Work instructions — Keep every line where the word "this" appears; drop the rest.

[START OF Entries shown]

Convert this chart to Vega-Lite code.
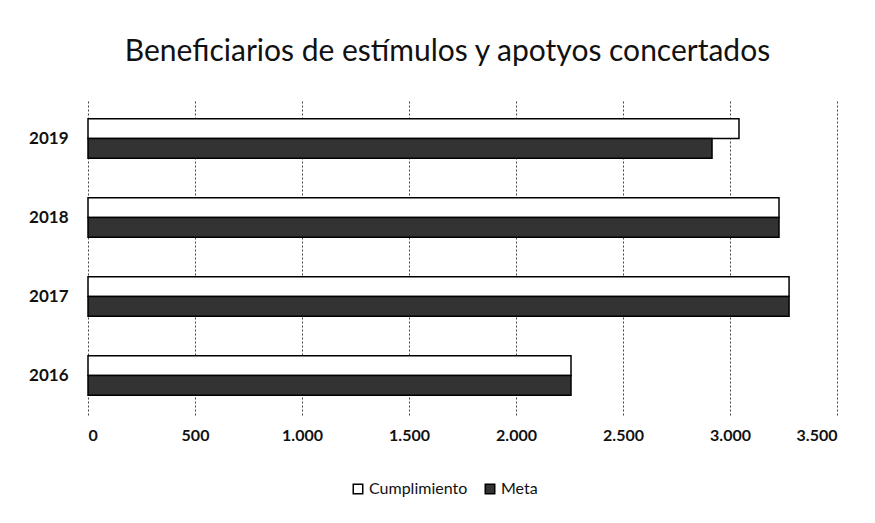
{
  "$schema": "https://vega.github.io/schema/vega-lite/v6.json",
  "autosize": {"type": "none"},
  "width": 749,
  "height": 316,
  "padding": {"left": 88, "top": 99, "right": 38, "bottom": 108},
  "background": "white",
  "title": {
    "text": "Beneficiarios de  estímulos y apotyos concertados",
    "font": "Lato",
    "fontSize": 30,
    "fontWeight": "normal",
    "color": "#111",
    "anchor": "middle",
    "dx": -15,
    "offset": 32
  },
  "data": {
    "values": [
      {"year": "2019", "serie": "Cumplimiento", "value": 3042},
      {"year": "2019", "serie": "Meta", "value": 2916},
      {"year": "2018", "serie": "Cumplimiento", "value": 3229},
      {"year": "2018", "serie": "Meta", "value": 3229},
      {"year": "2017", "serie": "Cumplimiento", "value": 3276},
      {"year": "2017", "serie": "Meta", "value": 3276},
      {"year": "2016", "serie": "Cumplimiento", "value": 2257},
      {"year": "2016", "serie": "Meta", "value": 2257}
    ]
  },
  "mark": {"type": "bar", "stroke": "#000", "strokeWidth": 1.5},
  "encoding": {
    "y": {
      "field": "year",
      "type": "nominal",
      "sort": "descending",
      "scale": {"paddingInner": 0.5, "paddingOuter": 0.25},
      "axis": {
        "title": null,
        "domain": false,
        "ticks": false,
        "labelFont": "Lato",
        "labelFontSize": 17,
        "labelFontWeight": "bold",
        "labelColor": "#111",
        "labelPadding": 20
      }
    },
    "yOffset": {
      "field": "serie",
      "type": "nominal",
      "sort": ["Cumplimiento", "Meta"],
      "scale": {"paddingInner": 0}
    },
    "x": {
      "field": "value",
      "type": "quantitative",
      "scale": {"domain": [0, 3500], "nice": false},
      "axis": {
        "title": null,
        "values": [0, 500, 1000, 1500, 2000, 2500, 3000, 3500],
        "format": ",d",
        "domain": false,
        "ticks": false,
        "grid": true,
        "gridColor": "#444",
        "gridDash": [2, 2],
        "gridWidth": 1,
        "labelFont": "Lato",
        "labelFontSize": 16,
        "labelFontWeight": "bold",
        "labelColor": "#111",
        "labelPadding": 12
      }
    },
    "color": {
      "field": "serie",
      "type": "nominal",
      "sort": ["Cumplimiento", "Meta"],
      "scale": {"domain": ["Cumplimiento", "Meta"], "range": ["#ffffff", "#333333"]},
      "legend": {
        "title": null,
        "orient": "none",
        "direction": "horizontal",
        "legendX": 262,
        "legendY": 382,
        "symbolType": "square",
        "symbolSize": 90,
        "symbolStrokeColor": "#000",
        "symbolStrokeWidth": 1.5,
        "labelFont": "Lato",
        "labelFontSize": 16,
        "labelColor": "#111",
        "columnPadding": 14,
        "labelOffset": 3
      }
    }
  },
  "config": {
    "locale": {
      "number": {"decimal": ",", "thousands": ".", "grouping": [3], "currency": ["", " €"]}
    },
    "view": {"stroke": null}
  }
}
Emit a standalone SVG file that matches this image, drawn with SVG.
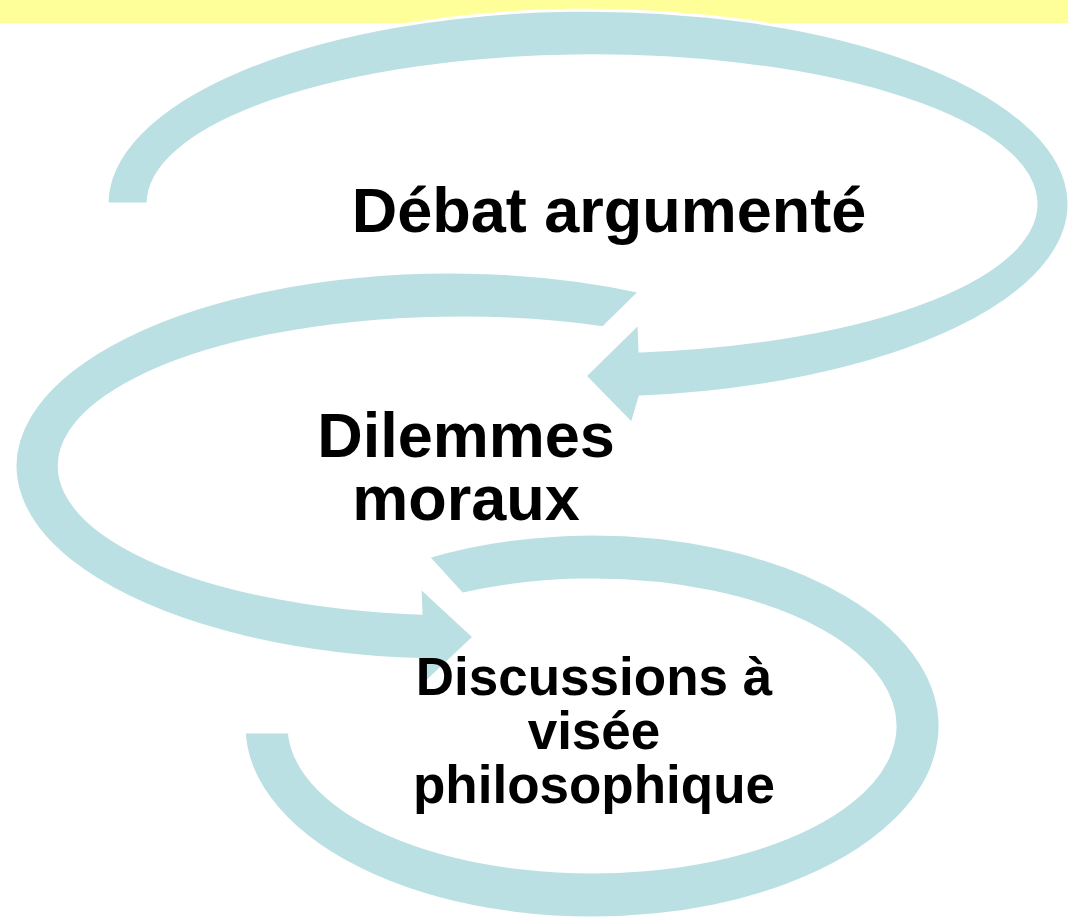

[END OF Entries shown]

The response —
Convert this chart to Vega-Lite code.
Emit a standalone SVG file that matches this image, drawn with SVG.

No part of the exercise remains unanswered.